What does it sound like?:
Long-time UNKLE watchers know that whether James Lavelle’s mixes are sublime (Do Androids Dream Of Electric Beats), awful (Global Underground 037) or the many points in between, they will always contain the usual suspects from the UNKLE repertoire: ‘Reign’, tick. ‘Burn My Shadow’, tick. ‘Rabbit In Your Headlights’, tick. Etcetera and so on and so on.
So it was with a heavy heart that I scanned the tracklist for Lavelle’s latest Global Underground mix. Oh God. ‘Rabbit In Your Headlights’, *again*. I already have 20 iterations of ‘Rabbit In Your Headlights’ and I don’t consider myself anywhere near a completist. ‘Eye For An Eye’ (21). ‘Reign’ (26). What on earth can Lavelle do with these songs that hasn’t been done before?
The answer, it turns out, is edit, deconstruct and build them again, and the result is Lavelle’s strongest mix in something like a decade, an absolutely essential UNKLE artefact and a sublime listening experience. If you’re interested in Lavelle, in UNKLE, in dance music or in DJing, then please take it from me: you need this album.
Spread over the usual two-disc GU format, all but a handful of the tracks are UNKLE or UNKLE remixes, which helps the mood enormously, giving the journey (cos it is, like, ‘a journey’, yeah?) a surefooted feel that was notably absent on his previous GU outing. It’s lushly engineered by Charlie May, one half of Spooky who’s worked extensively with Sasha and knows a thing or two about creating enveloping sound worlds; equally it plays to the main strength of UNKLE, which is, in a word, ‘epic’. Or in another word, ‘widescreen’. Put it this way, if it’s subtlety you want, look elsewhere. There’s none of Lavelle’s usual fannying about with breaks or ill-conceived indie here; this is a place of skyscraping orchestral house and clifftop choruses – deep, hypnotic tech-house that shimmers with yearning.
And so –- UNKLE remixes of Noel Gallagher’s High-Flying Birds co-exist beautifully with Queens Of The Stone Age and the Mark Lanegan Band. In a superb second-quarter section UNKLE’s own ‘Bloodstain’ morphs into a deep, immersive re-rub of London Grammar’s ‘Hey Now’, where Hannah Reid’s vocals gradually give way to a pulsating, extended 303 finish. (And just think, Hannah, if you dumped those two goons and linked up with UNKLE, you could *always* sound this good.) A little later Lana Del Rey pops up during ‘Rabbit In Your Headlights’, just to prove we’re not on UNKLE autopilot here.
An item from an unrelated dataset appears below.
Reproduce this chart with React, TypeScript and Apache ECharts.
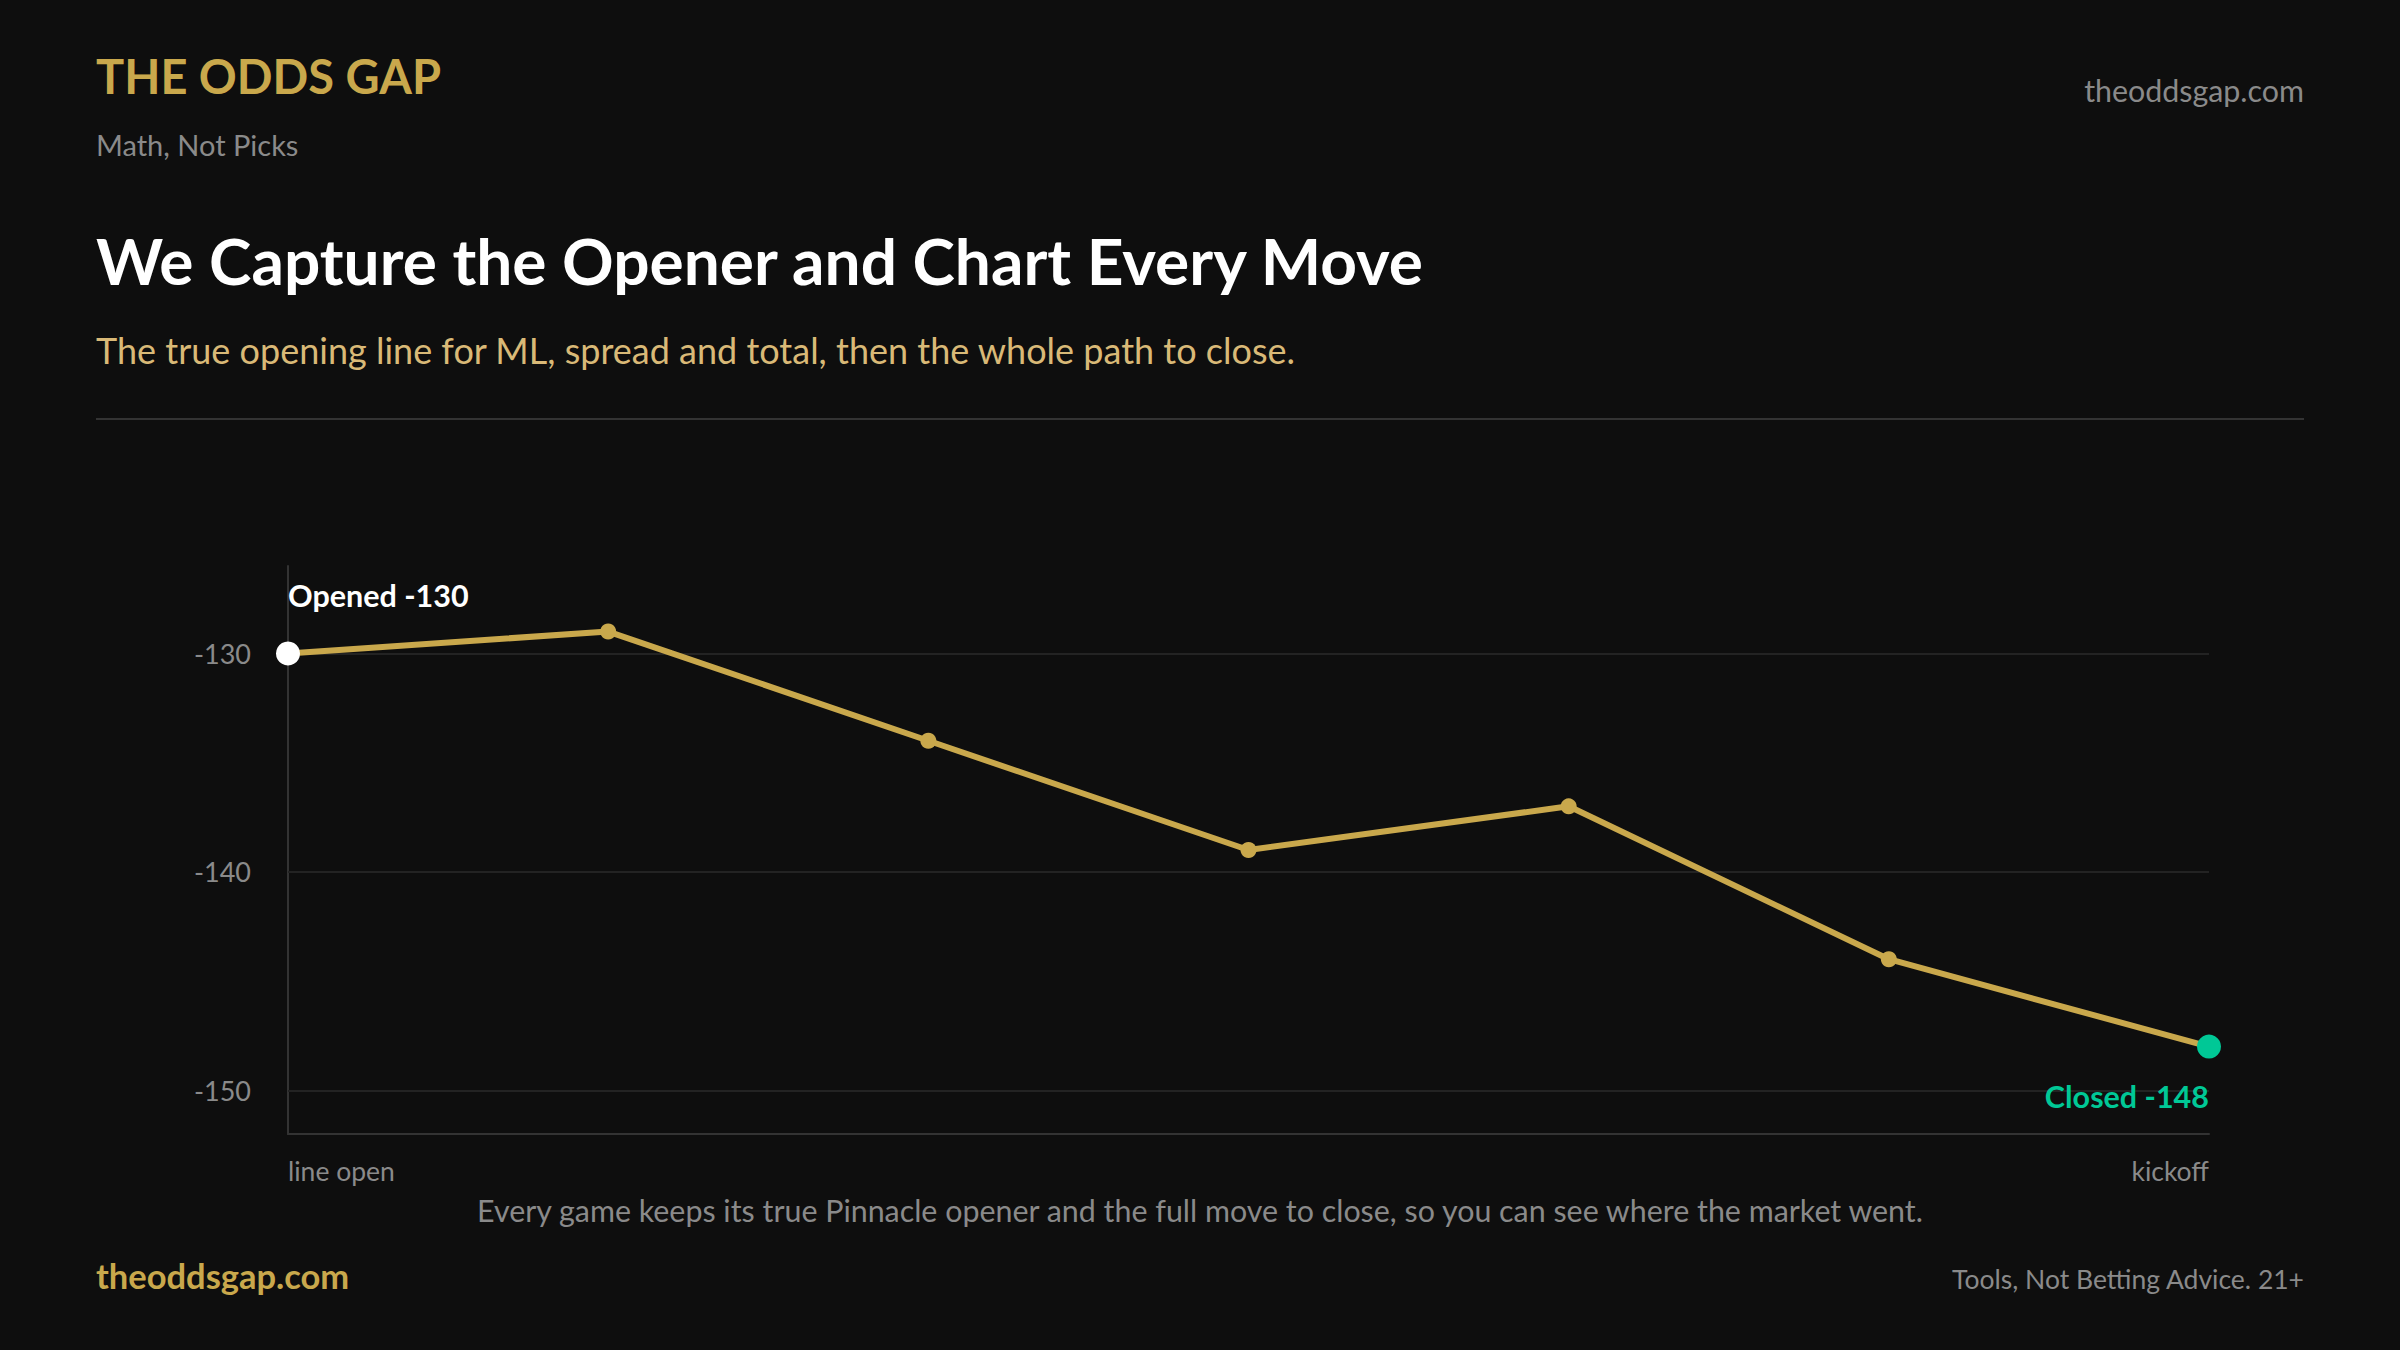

Disc one is a good disc, it’s a great disc. Just on its own it would be a five-star mix.
Oh, but CD Two. Fuck me backwards. CD Two. It starts off innocuously enough, with a bit more Lana Del Rey, but around track five is where the real out-of-body action kicks off: ‘The Answer’, ‘Reign’, Queens Of The Stone Age’s ‘No One Knows’, followed by a simply staggering section in which UNKLE tracks are joyfully messed with and in at least two instances given new vocals. Elements disappear then reappear, before the whole lot transitions beautifully into Four Tet, Luciano and a stunning ‘Two Lost Souls’ by Planet Funk. Also in there somewhere is a Charlie May remix of ‘Heaven’, and as UNKLE fans know, this was sung by Gavin Clark, who died last year. The album is dedicated to him, and it truly is a fitting tribute. Me, I think it’s a masterpiece.
Yes, I know I’m gushing. And trying to see it from the perspective of a jaded Afterworder, I suppose the album is a bit ‘obvious’. But I’m an impressionable young thing (ahem) and quite frankly I like having my buttons pushed, especially when they’re being pushed as expertly as they are here. One thing I can say with certainty, though, is that this is the most commanding and confident Lavelle and UNKLE have ever been. Even more than ‘Do Androids…’ or ‘Exit Music…’ it sounds like you imagine UNKLE *want* to sound. Like they’ve finally realised the vision of UNKLE Lavelle has in his head. Personally I think it must have something to do with the new partnership of Lavelle and Charlie May. If so, then long may it continue.
What does it all *mean*?
Pro tip: if you buy the album on Amazon, you’ll get your mixed CD in the post, and very handsomely packaged it is too. But then, thanks to the AutoRip feature, you can also download all the unmixed tracks. It adds up to over six hours’ worth of music.